## [TASK DIRECTIONS]
Return each line of the records holding the string "this".

## [DATA EXCERPTS]
>> BEGIN
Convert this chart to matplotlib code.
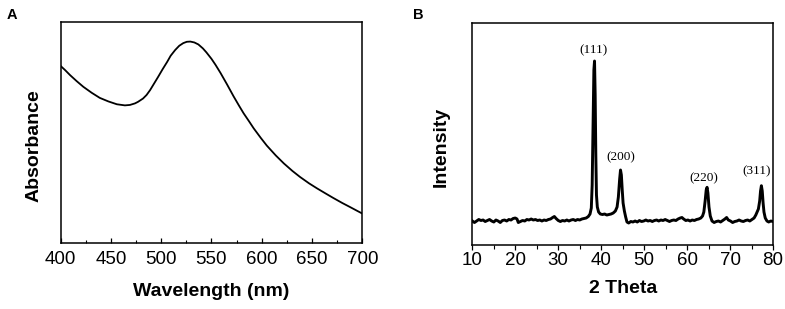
>> END
>> BEGIN
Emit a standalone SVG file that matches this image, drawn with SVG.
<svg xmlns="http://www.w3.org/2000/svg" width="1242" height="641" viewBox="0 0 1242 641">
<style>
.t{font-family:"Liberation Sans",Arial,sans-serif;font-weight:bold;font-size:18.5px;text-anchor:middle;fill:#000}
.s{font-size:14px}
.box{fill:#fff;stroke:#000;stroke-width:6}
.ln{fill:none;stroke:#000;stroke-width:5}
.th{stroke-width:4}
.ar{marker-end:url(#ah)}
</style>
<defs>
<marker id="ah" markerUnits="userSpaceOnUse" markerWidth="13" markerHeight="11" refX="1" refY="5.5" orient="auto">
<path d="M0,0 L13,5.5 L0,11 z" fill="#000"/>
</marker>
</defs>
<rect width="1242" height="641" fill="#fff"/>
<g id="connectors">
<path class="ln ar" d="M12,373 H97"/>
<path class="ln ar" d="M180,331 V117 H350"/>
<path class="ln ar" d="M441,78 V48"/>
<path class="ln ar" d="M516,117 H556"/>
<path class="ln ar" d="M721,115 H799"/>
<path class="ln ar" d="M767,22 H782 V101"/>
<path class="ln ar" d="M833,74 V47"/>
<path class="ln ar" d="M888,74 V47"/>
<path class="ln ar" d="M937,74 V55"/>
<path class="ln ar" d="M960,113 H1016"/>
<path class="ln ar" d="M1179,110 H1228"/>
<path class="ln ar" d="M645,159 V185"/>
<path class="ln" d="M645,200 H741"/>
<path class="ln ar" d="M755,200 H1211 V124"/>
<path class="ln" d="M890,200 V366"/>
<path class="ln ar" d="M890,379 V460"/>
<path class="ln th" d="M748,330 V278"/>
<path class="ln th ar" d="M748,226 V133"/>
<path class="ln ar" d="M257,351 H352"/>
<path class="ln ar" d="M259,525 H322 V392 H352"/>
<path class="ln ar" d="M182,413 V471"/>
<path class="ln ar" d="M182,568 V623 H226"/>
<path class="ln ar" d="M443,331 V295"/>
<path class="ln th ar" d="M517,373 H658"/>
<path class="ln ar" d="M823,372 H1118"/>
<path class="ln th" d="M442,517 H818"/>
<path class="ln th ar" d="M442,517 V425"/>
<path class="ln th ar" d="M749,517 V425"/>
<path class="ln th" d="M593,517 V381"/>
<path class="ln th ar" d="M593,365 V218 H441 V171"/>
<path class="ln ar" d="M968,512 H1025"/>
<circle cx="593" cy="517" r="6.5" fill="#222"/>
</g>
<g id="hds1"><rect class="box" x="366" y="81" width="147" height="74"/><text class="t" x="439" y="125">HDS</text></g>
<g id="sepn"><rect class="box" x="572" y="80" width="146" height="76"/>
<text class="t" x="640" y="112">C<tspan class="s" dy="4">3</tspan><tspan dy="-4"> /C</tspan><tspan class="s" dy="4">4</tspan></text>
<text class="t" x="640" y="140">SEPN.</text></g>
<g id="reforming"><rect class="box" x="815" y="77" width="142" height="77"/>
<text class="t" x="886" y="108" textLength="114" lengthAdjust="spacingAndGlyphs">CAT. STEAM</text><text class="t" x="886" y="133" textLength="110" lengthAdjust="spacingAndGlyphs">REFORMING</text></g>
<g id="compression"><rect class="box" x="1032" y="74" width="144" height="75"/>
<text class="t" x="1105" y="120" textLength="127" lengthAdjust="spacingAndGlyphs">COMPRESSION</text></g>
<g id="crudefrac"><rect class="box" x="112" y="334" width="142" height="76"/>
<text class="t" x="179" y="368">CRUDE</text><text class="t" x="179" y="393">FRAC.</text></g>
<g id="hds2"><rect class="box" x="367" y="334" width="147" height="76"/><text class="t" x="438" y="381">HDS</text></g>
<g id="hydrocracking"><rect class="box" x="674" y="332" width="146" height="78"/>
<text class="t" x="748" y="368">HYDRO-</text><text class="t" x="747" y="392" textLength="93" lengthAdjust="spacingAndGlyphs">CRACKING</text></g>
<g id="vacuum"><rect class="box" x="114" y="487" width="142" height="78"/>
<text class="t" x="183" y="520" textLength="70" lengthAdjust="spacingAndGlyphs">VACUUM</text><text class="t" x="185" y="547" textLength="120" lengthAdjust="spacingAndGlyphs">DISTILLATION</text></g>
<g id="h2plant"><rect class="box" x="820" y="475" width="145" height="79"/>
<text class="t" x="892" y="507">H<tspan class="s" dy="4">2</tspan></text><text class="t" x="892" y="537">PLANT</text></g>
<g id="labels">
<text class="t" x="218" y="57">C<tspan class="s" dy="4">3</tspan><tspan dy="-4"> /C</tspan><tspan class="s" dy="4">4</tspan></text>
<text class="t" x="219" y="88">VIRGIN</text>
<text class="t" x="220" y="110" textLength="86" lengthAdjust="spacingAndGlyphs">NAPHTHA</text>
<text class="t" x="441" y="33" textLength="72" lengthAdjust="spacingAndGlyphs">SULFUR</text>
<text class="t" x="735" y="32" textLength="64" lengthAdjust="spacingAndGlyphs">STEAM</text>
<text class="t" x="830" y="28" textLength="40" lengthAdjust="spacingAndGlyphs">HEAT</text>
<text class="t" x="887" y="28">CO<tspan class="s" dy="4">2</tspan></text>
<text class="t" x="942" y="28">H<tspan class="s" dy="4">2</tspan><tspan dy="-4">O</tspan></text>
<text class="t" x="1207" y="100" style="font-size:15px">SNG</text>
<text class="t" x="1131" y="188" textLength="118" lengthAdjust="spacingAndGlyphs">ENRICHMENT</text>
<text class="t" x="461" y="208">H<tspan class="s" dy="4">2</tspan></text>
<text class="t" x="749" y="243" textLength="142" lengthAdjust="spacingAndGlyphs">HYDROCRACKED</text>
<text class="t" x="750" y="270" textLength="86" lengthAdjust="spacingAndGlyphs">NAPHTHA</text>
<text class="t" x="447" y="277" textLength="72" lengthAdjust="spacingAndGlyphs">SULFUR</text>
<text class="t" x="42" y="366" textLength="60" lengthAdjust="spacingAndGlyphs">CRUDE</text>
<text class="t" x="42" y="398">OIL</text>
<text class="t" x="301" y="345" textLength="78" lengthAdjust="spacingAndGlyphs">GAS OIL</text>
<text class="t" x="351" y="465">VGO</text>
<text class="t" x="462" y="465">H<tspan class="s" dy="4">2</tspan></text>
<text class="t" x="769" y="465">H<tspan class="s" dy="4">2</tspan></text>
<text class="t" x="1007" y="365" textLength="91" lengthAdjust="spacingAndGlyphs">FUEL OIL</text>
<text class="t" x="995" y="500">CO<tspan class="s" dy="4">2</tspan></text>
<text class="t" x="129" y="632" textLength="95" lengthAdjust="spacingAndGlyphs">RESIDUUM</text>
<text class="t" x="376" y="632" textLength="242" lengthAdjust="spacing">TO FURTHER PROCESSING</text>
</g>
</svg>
>> END
## [FINAL RESULT]
Convert this chart to matplotlib code.
Emit a standalone SVG file that matches this image, drawn with SVG.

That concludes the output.